Certain- Being very sure of something; without any doubt, inevitable; not mentioned but assumed.  

Sunday, February 1, 2015

                I’ve always loved to read.  Even as a young child I could get lost in a book.  I guess this is why writing came so naturally to me.  I’ve always been able to empathize with the characters on a page. As I grew my love for literature grew too.  This is why I wanted to be a writer.  I wanted to make people feel what I felt when I opened a book.  I wanted people to feel at home. 
                Over time my writing changed.  I went from writing poetry to pass the time to writing songs for my youth choir.  In the beginning I’d never share my writing but as it developed I really enjoyed people hearing what I had to say.  This wasn’t the same while I was in school.  Sure, I could write a paper but I didn’t enjoy.  School sucked the fun out of writing for me.  I believe you should write what you feel; about your passions.  Most schools don’t agree.  I think that’s the reason a lot of children don’t enjoy reading and writing.  It becomes a chore; I know that was the reason for me. 

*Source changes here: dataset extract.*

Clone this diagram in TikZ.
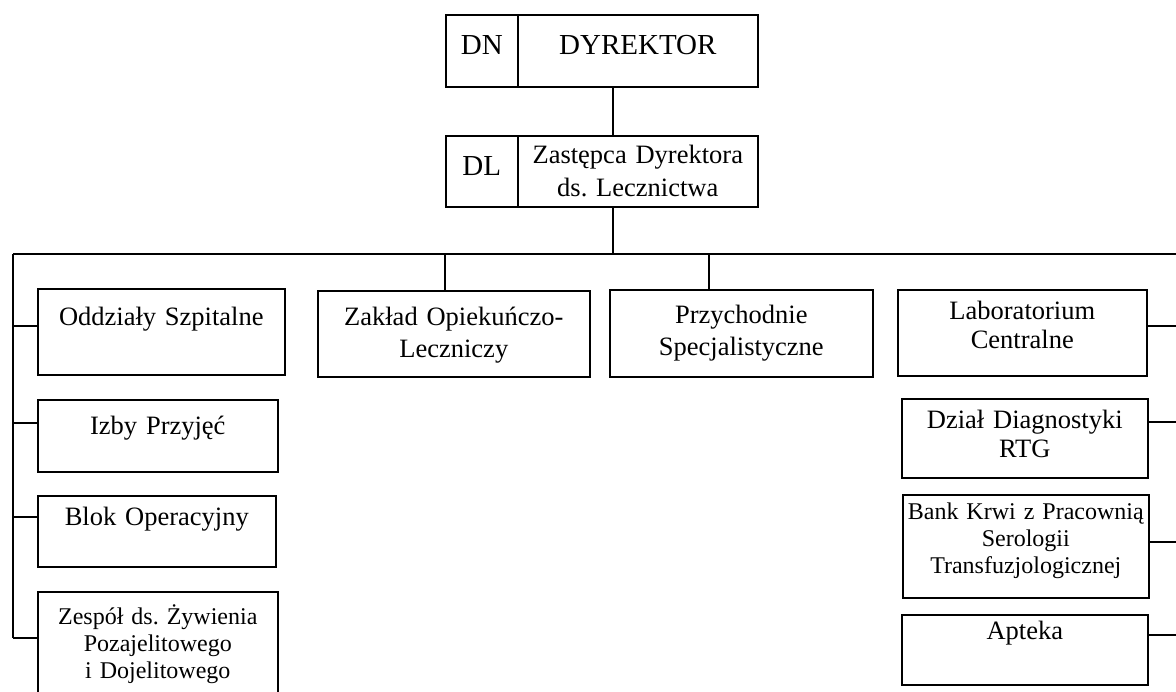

                Now a days I write for myself.  I keep a journal next to my bed for my thoughts and feelings.  Sometimes all I have is a bunch of random thought jotted down.  Other times I have a poem or a song.  I have a lot of ideas I hope to share with the world one day.  My real dream is to write children’s books and make children’s music.  Until then I hope to finish school and get one step closer to making people feel the way I did.  I still want people to hear my work and feel at home.